Tuesday, October 18, 2011

Herman Cain. What matters and what doesn't?

Republican presidential candidate, Herman Cain, has taken quite a lot of flak since he started his surge to the upper results of the polls in the last month. This is partly because he is the frontrunner and is therefore dangerous, but also because he is a moron. Let's go over some modern Cain details:

1) 999. Of all the things I am sick of hearing, it's 999. All the time, Cain's solution to any problem is 999. Unemployment? 999. National deficit? 999. Fix the economy? 99 sodding 9. This is Cain's proposal to have a 9% payment tax, 9% corporate tax and 9% sales tax countrywide. His argument is that this is a simple system that Americans can understand. Well, it's also a dumb system with no proof whatsoever that it will work, but it is SIMPLE therefore it is GOOD. Hear that, America? You're too stupid to work out what a 15% payroll tax is, so we'll make it 9%. Companies, fire all your finance people because we're wiping the tax system. Anyone who can multiply a number by nine and divide by 100 can be an accountant. Oh also, poor people, you'll be paying that same percentage of your income as those who earn bucketloads. And you'll be hit with a 9% sales tax too. People who are actual economists and can explain numbers, instead of just shouting the same one repeatedly, expect Cain's plan (and I use the word in the loosest of terms) to force lower income earners to put more of their income towards the national kitty due to the sales tax than they do right now. It also doesn't take state taxes into account.

2) "When they ask me who's the president of Uzbeki-beki-beki-beki-stan-stan I'm gonna say "You know, I don't know. Do you know? And then I'm gonna say, "how does that create one job?" - Cain.
Yep, this is Cain's attitude to foreign policy. Well, screw the name of the country (which the reporter actually used in the question which led to this answer. If you're a Cain fan reading this it's Uzbekistan). It's always nice when a man vying for the presidency of the world's most powerful nation couldn't give a wank what the name of your country is. While Cain fobs Uzbekistan off as not important enough to matter, he'd do well to, you know, acknowledge the presence of US bases there (and in neighbouring Tajikistan and Kyrgyzstan). Can you guess which country they border? Afghanistan. Can you guess where arms were delivered before Kabul (the capital of Afghanistan, by the way) was "liberated"? UZBEKISTAN. I think it's inconsequential that Cain doesn't know the president's name. Neither do I. And I'll bet you no one in the current US government other than Hillary Clinton knows either. Incidentally it's Islam Karimov. I get that jobs are probably the hottest electoral issue, but surely it can't come at the expense of every single other thing?

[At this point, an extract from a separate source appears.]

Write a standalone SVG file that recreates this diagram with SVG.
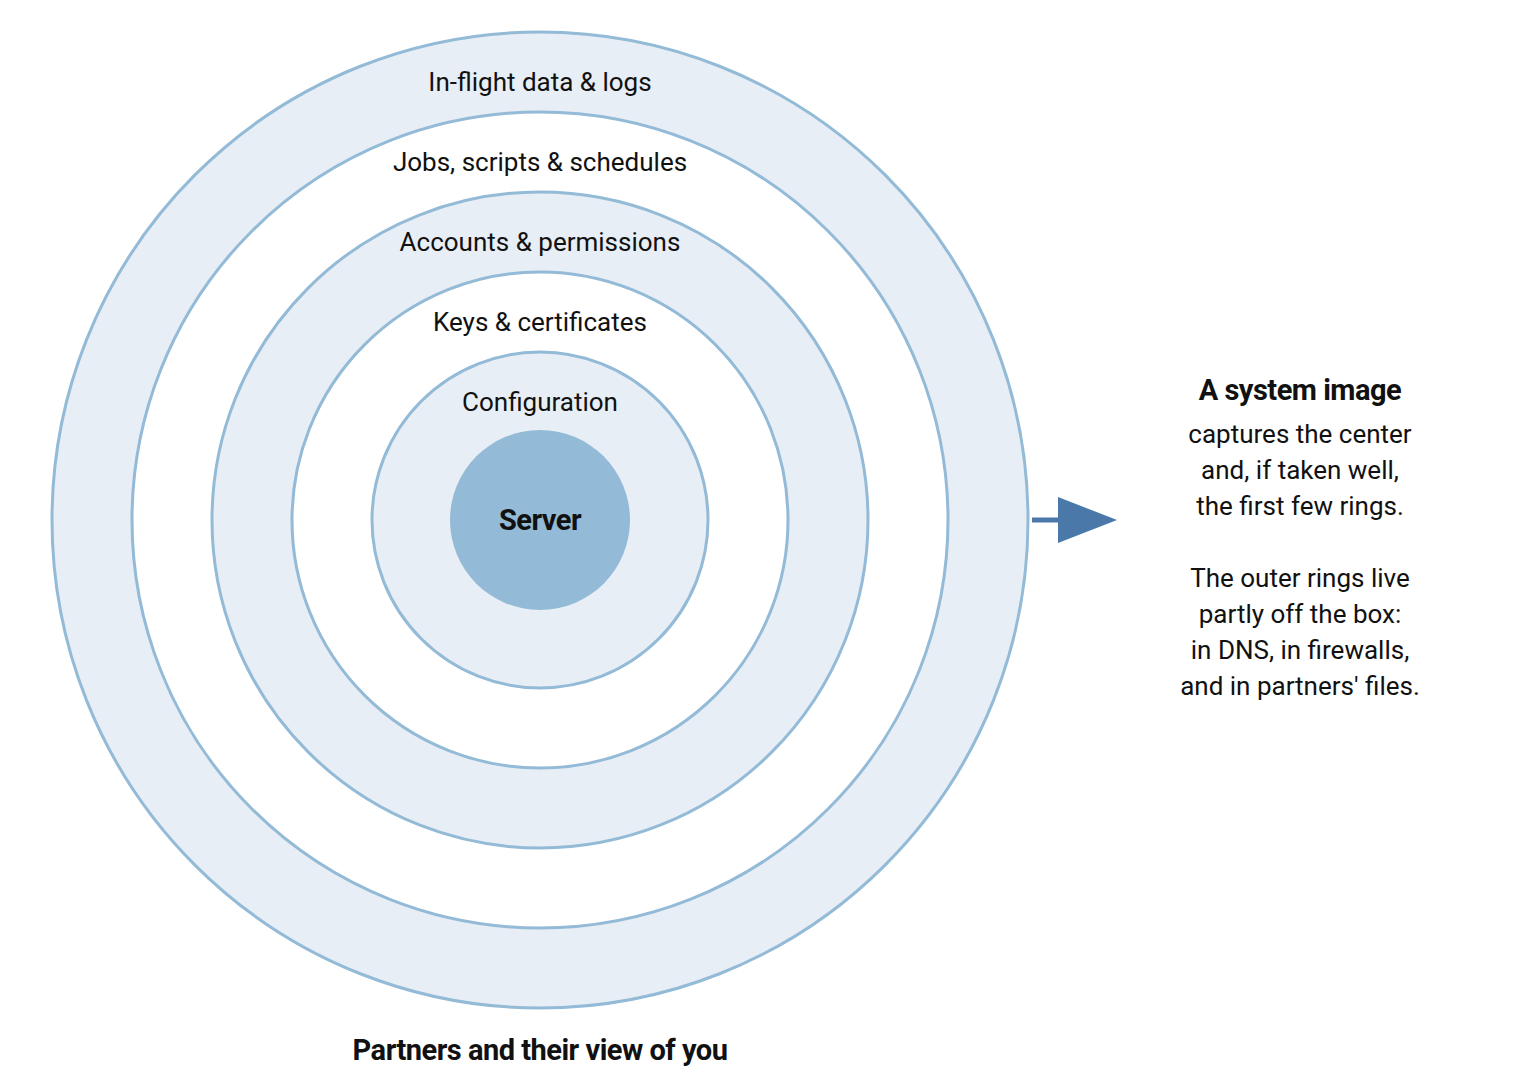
<svg xmlns="http://www.w3.org/2000/svg" width="1520" height="1080" viewBox="0 0 1520 1080">
<style>
.r{stroke:#93bad6;stroke-width:3}
.a{fill:#e8eef5}.w{fill:#ffffff}
text{font-family:Roboto,"Liberation Sans",sans-serif;font-size:26px;fill:#111;text-anchor:middle}
.b{font-weight:bold;font-size:29px;letter-spacing:-0.5px}
</style>
<rect width="1520" height="1080" fill="#fff"/>
<g id="ring-logs"><circle class="r a" cx="540" cy="520" r="488"/><text x="540" y="91">In-flight data &amp; logs</text></g>
<g id="ring-jobs"><circle class="r w" cx="540" cy="520" r="408"/><text x="540" y="171">Jobs, scripts &amp; schedules</text></g>
<g id="ring-accounts"><circle class="r a" cx="540" cy="520" r="328"/><text x="540" y="251">Accounts &amp; permissions</text></g>
<g id="ring-keys"><circle class="r w" cx="540" cy="520" r="248"/><text x="540" y="331">Keys &amp; certificates</text></g>
<g id="ring-config"><circle class="r a" cx="540" cy="520" r="168"/><text x="540" y="411">Configuration</text></g>
<g id="server"><circle cx="540" cy="520" r="90" fill="#93bad6"/><text class="b" x="540" y="530">Server</text></g>
<g id="partners"><text class="b" x="540" y="1060">Partners and their view of you</text></g>
<g id="connectors"><line x1="1032" y1="520" x2="1062" y2="520" stroke="#4a78a8" stroke-width="5"/><polygon points="1058,497 1117,520 1058,543" fill="#4a78a8"/></g>
<g id="note">
<text class="b" x="1300" y="400">A system image</text>
<text x="1300" y="443">captures the center</text>
<text x="1300" y="479">and, if taken well,</text>
<text x="1300" y="515">the first few rings.</text>
<text x="1300" y="587">The outer rings live</text>
<text x="1300" y="623">partly off the box:</text>
<text x="1300" y="659">in DNS, in firewalls,</text>
<text x="1300" y="695">and in partners' files.</text>
</g>
</svg>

3) "It was a joke". This has twice been Cain's reponse to the media or a rival picking up on some ignoramous thing the candidate has said. It's his sole defence. In 2008 Cain wrote a column for Economic Freedom Coalition, in which he suggested Tiger Woods would be an excellent Republican presidential candidate come 2016 when Obama had finished two terms. This was when Tiger was still a darling of the world, before we found out he had a woman in every city and was about to destroy his marriage and reputation, so we can't really fault Cain for that. However, what we can fault Cain for is pretending it was all a joke. Which is complete crap. Read it yourself and point out the jokes. How dumb does the man think Americans are? (I suppose we covered that under 999). His other "joke" was this: "We’ll have a real fence. Twenty feet high, with barbed wire, electrified, with a sign on the other side saying, ‘it will kill you'". He followed it up with these comments, "What's insensitive is when they come to the United States, across our border and kill our citizens, and kill our border patrol people. That's insensitive, and I'm not worried about being insensitive to tell people to stop sneaking into America." In South Africa we have a word for this. It's called xenophobia. And that it not even remotely the same as actual immigration policy. Of course it would be unreasonable to allow people over the border willy-nilly, but to stoke xenephobic fires by implying that Mexicans come "across our border and kill our citizens" has a huge social impact. Nasty social impact. Oh, I forget. He was just joking.

While I would be supporting Mr Obama again in the next election, I hope intellectual Ron Paul hammers Cain tonight. It really shouldn't be that hard.